■ **GOAL**: Please write out the lines of the data exactly, beginning with the first and ending with the line containing "arrow_x = cx(837)"; leave the pictures behind.

■ **DATASET CONTENT**:
---+---

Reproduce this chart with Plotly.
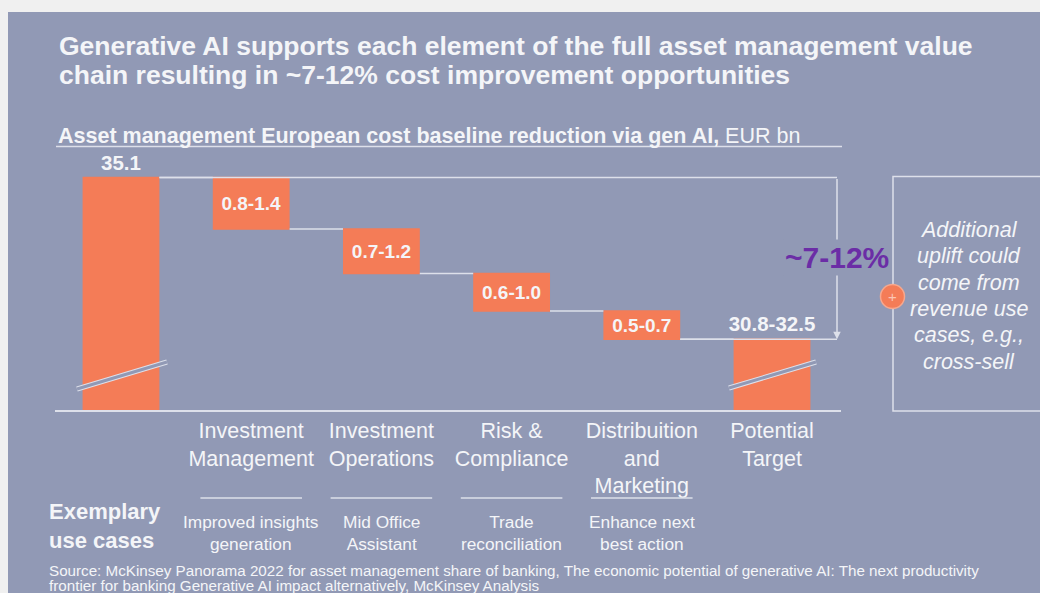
import plotly.graph_objects as go

# --- data ---
steps = ["Baseline", "Investment Management", "Investment Operations",
         "Risk & Compliance", "Distribution and Marketing", "Potential Target"]
tick_labels = ["", "Investment<br>Management", "Investment<br>Operations",
               "Risk &<br>Compliance", "Distribuition<br>and<br>Marketing",
               "Potential<br>Target"]
measures = ["absolute", "relative", "relative", "relative", "relative", "total"]
baseline = 35.1
saving_low = [0.8, 0.7, 0.6, 0.5]
saving_high = [1.4, 1.2, 1.0, 0.7]
target_range = [30.8, 32.5]
use_cases = ["Improved insights<br>generation", "Mid Office<br>Assistant",
             "Trade<br>reconciliation", "Enhance next<br>best action"]
box_lines = ["Additional", "uplift could", "come from", "revenue use",
             "cases, e.g.,", "cross-sell"]
title_lines = ["Generative AI supports each element of the full asset management value",
               "chain resulting in ~7-12% cost improvement opportunities"]
source_lines = ["Source: McKinsey Panorama 2022 for asset management share of banking, "
                "The economic potential of generative AI: The next productivity",
                "frontier for banking Generative AI impact alternatively, McKinsey Analysis"]

saving_mid = [(lo + hi) / 2 for lo, hi in zip(saving_low, saving_high)]
target_mid = baseline - sum(saving_mid)
bar_values = [baseline] + [-m for m in saving_mid] + [0]
bar_text = ([f"{baseline}"] + [f"{lo}-{hi}" for lo, hi in zip(saving_low, saving_high)]
            + [f"{target_range[0]}-{target_range[1]}"])

# --- styles ---
PANEL = "#9199b5"
ORANGE = "#f47c57"
LIGHT = "#dde0ea"
TEXT = "#f4f5f8"
PURPLE = "#6b2da6"
FONT = "Liberation Sans, Arial, sans-serif"

W, H = 1040, 593
L, R, T, B = 55, 199, 140, 183          # plot area: x 55..841, y 140..410
CAT0, STEP = 121, 130.2                  # pixel centre of first bar, spacing
BAR_W = 0.59
Y0, PX_PER_UNIT = 30.14, 46.9


def px(x):
    return (x - L) / (W - L - R)


def py(y):
    return (H - B - y) / (H - T - B)


def cx(x):
    return (x - CAT0) / STEP


arrow_x = cx(837)

fig = go.Figure(go.Waterfall(
    x=steps,
    y=bar_values,
    measure=measures,
    text=bar_text,
    textposition=["outside", "inside", "inside", "inside", "inside", "outside"],
    insidetextanchor="middle",
    constraintext="none",
    insidetextfont=dict(family=FONT, size=19, color=TEXT, weight="bold"),
    outsidetextfont=dict(family=FONT, size=20.5, color=TEXT, weight="bold"),
    width=BAR_W,
    increasing=dict(marker=dict(color=ORANGE)),
    decreasing=dict(marker=dict(color=ORANGE)),
    totals=dict(marker=dict(color=ORANGE)),
    connector=dict(mode="between", line=dict(color=LIGHT, width=1.5)),
    hoverinfo="skip",
))

shapes = [
    # slide panel
    dict(type="rect", xref="paper", yref="paper", x0=px(8), x1=px(1060),
         y0=py(12), y1=py(610), fillcolor=PANEL, line_width=0, layer="below"),
    # subtitle underline
    dict(type="line", xref="paper", yref="paper", x0=px(56), x1=px(842),
         y0=py(146.5), y1=py(146.5), line=dict(color=LIGHT, width=1.5)),
    # reference lines for the bracket
    dict(type="line", xref="x", yref="y", x0=BAR_W / 2, x1=arrow_x,
         y0=baseline, y1=baseline, line=dict(color=LIGHT, width=1.5)),
    dict(type="line", xref="x", yref="y", x0=4 + BAR_W / 2, x1=arrow_x,
         y0=target_mid, y1=target_mid, line=dict(color=LIGHT, width=1.5)),
    # right box
    dict(type="rect", xref="paper", yref="paper", x0=px(893), x1=px(1060),
         y0=py(176.5), y1=py(411), line=dict(color=LIGHT, width=1.5)),
    # plus circle
    dict(type="circle", xref="paper", yref="paper", x0=px(880.5), x1=px(904.5),
         y0=py(284.5), y1=py(308.5), fillcolor=ORANGE,
         line=dict(color="#f6a88e", width=1.5)),
]

# axis-break marks on the first and last bar
for (x0, y0, x1, y1) in [(77, 389, 167, 362), (729, 388, 816, 362)]:
    shapes.append(dict(type="line", xref="paper", yref="paper", x0=px(x0), x1=px(x1),
                       y0=py(y0), y1=py(y1), line=dict(color=LIGHT, width=5)))
    shapes.append(dict(type="line", xref="paper", yref="paper", x0=px(x0), x1=px(x1),
                       y0=py(y0), y1=py(y1), line=dict(color=PANEL, width=3)))

# separator lines above use cases
for i in range(1, 5):
    shapes.append(dict(type="line", xref="x", yref="paper", x0=i - 0.39, x1=i + 0.39,
                       y0=py(498), y1=py(498), line=dict(color=LIGHT, width=1.5)))

annotations = [
    dict(xref="paper", yref="paper", x=px(56), y=py(136), xanchor="left", yanchor="middle",
         text="<b>Asset management European cost baseline reduction via gen AI,</b> EUR bn",
         font=dict(size=21.5, color=TEXT), showarrow=False),
    # bracket arrow
    dict(xref="x", yref="y", axref="x", ayref="y", x=arrow_x, y=target_mid,
         ax=arrow_x, ay=baseline, text="", showarrow=True, arrowhead=2,
         arrowsize=1, arrowwidth=1.5, arrowcolor=LIGHT, standoff=0),
    dict(xref="paper", yref="paper", x=px(837), y=py(257), xanchor="center", yanchor="middle",
         text="<b>~7-12%</b>", font=dict(size=30, color=PURPLE), bgcolor=PANEL,
         showarrow=False),
    dict(xref="paper", yref="paper", x=px(892.5), y=py(296.5), xanchor="center",
         yanchor="middle", text="+", font=dict(size=15, color="#fbc6b4"), showarrow=False),
    dict(xref="paper", yref="paper", x=px(47), y=py(526), xanchor="left", yanchor="middle",
         text="<b>Exemplary<br>use cases</b>", align="left",
         font=dict(size=22, color=TEXT), showarrow=False),
]

for k, line in enumerate(title_lines):
    annotations.append(dict(xref="paper", yref="paper", x=px(57), y=py(46 + 29 * k),
                            xanchor="left", yanchor="middle", text=f"<b>{line}</b>",
                            font=dict(size=26.5, color=TEXT), showarrow=False))

for k, line in enumerate(box_lines):
    annotations.append(dict(xref="paper", yref="paper", x=px(969), y=py(230 + 26.3 * k),
                            xanchor="center", yanchor="middle", text=f"<i>{line}</i>",
                            font=dict(size=21.5, color=TEXT), showarrow=False))

for k, line in enumerate(source_lines):
    annotations.append(dict(xref="paper", yref="paper", x=px(47), y=py(570 + 15 * k),
                            xanchor="left", yanchor="middle", text=line,
                            font=dict(size=15.2, color=TEXT), showarrow=False))

for i, uc in enumerate(use_cases, start=1):
    annotations.append(dict(xref="x", yref="paper", x=i, y=py(532.5), xanchor="center",
                            yanchor="middle", text=uc, font=dict(size=17.3, color=TEXT),
                            showarrow=False))

fig.update_layout(
    width=W, height=H,
    margin=dict(l=L, r=R, t=T, b=B, pad=0),
    paper_bgcolor="#f0f0f0",
    plot_bgcolor="rgba(0,0,0,0)",
    font=dict(family=FONT, color=TEXT),
    showlegend=False,
    shapes=shapes,
    annotations=annotations,
    xaxis=dict(
        range=[cx(L), cx(W - R)],
        tickmode="array", tickvals=steps, ticktext=tick_labels,
        tickfont=dict(size=21.5, color=TEXT),
        showline=True, linecolor=LIGHT, linewidth=1.5,
        showgrid=False, zeroline=False, ticks="", fixedrange=True,
    ),
    yaxis=dict(
        range=[Y0, Y0 + (H - T - B) / PX_PER_UNIT],
        visible=False, fixedrange=True,
    ),
)

# page without the default body margin so the figure fills the window
fig.write_html("out.html", config={"displayModeBar": False},
               post_script="document.body.style.margin='0';"
                           "document.body.style.overflow='hidden';"
                           "document.body.style.background='#f0f0f0';")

---+---

■ **ANSWER TO THIS EXERCISE**:
Reproduce this chart with Plotly.
import plotly.graph_objects as go

# --- data ---
steps = ["Baseline", "Investment Management", "Investment Operations",
         "Risk & Compliance", "Distribution and Marketing", "Potential Target"]
tick_labels = ["", "Investment<br>Management", "Investment<br>Operations",
               "Risk &<br>Compliance", "Distribuition<br>and<br>Marketing",
               "Potential<br>Target"]
measures = ["absolute", "relative", "relative", "relative", "relative", "total"]
baseline = 35.1
saving_low = [0.8, 0.7, 0.6, 0.5]
saving_high = [1.4, 1.2, 1.0, 0.7]
target_range = [30.8, 32.5]
use_cases = ["Improved insights<br>generation", "Mid Office<br>Assistant",
             "Trade<br>reconciliation", "Enhance next<br>best action"]
box_lines = ["Additional", "uplift could", "come from", "revenue use",
             "cases, e.g.,", "cross-sell"]
title_lines = ["Generative AI supports each element of the full asset management value",
               "chain resulting in ~7-12% cost improvement opportunities"]
source_lines = ["Source: McKinsey Panorama 2022 for asset management share of banking, "
                "The economic potential of generative AI: The next productivity",
                "frontier for banking Generative AI impact alternatively, McKinsey Analysis"]

saving_mid = [(lo + hi) / 2 for lo, hi in zip(saving_low, saving_high)]
target_mid = baseline - sum(saving_mid)
bar_values = [baseline] + [-m for m in saving_mid] + [0]
bar_text = ([f"{baseline}"] + [f"{lo}-{hi}" for lo, hi in zip(saving_low, saving_high)]
            + [f"{target_range[0]}-{target_range[1]}"])

# --- styles ---
PANEL = "#9199b5"
ORANGE = "#f47c57"
LIGHT = "#dde0ea"
TEXT = "#f4f5f8"
PURPLE = "#6b2da6"
FONT = "Liberation Sans, Arial, sans-serif"

W, H = 1040, 593
L, R, T, B = 55, 199, 140, 183          # plot area: x 55..841, y 140..410
CAT0, STEP = 121, 130.2                  # pixel centre of first bar, spacing
BAR_W = 0.59
Y0, PX_PER_UNIT = 30.14, 46.9


def px(x):
    return (x - L) / (W - L - R)


def py(y):
    return (H - B - y) / (H - T - B)


def cx(x):
    return (x - CAT0) / STEP


arrow_x = cx(837)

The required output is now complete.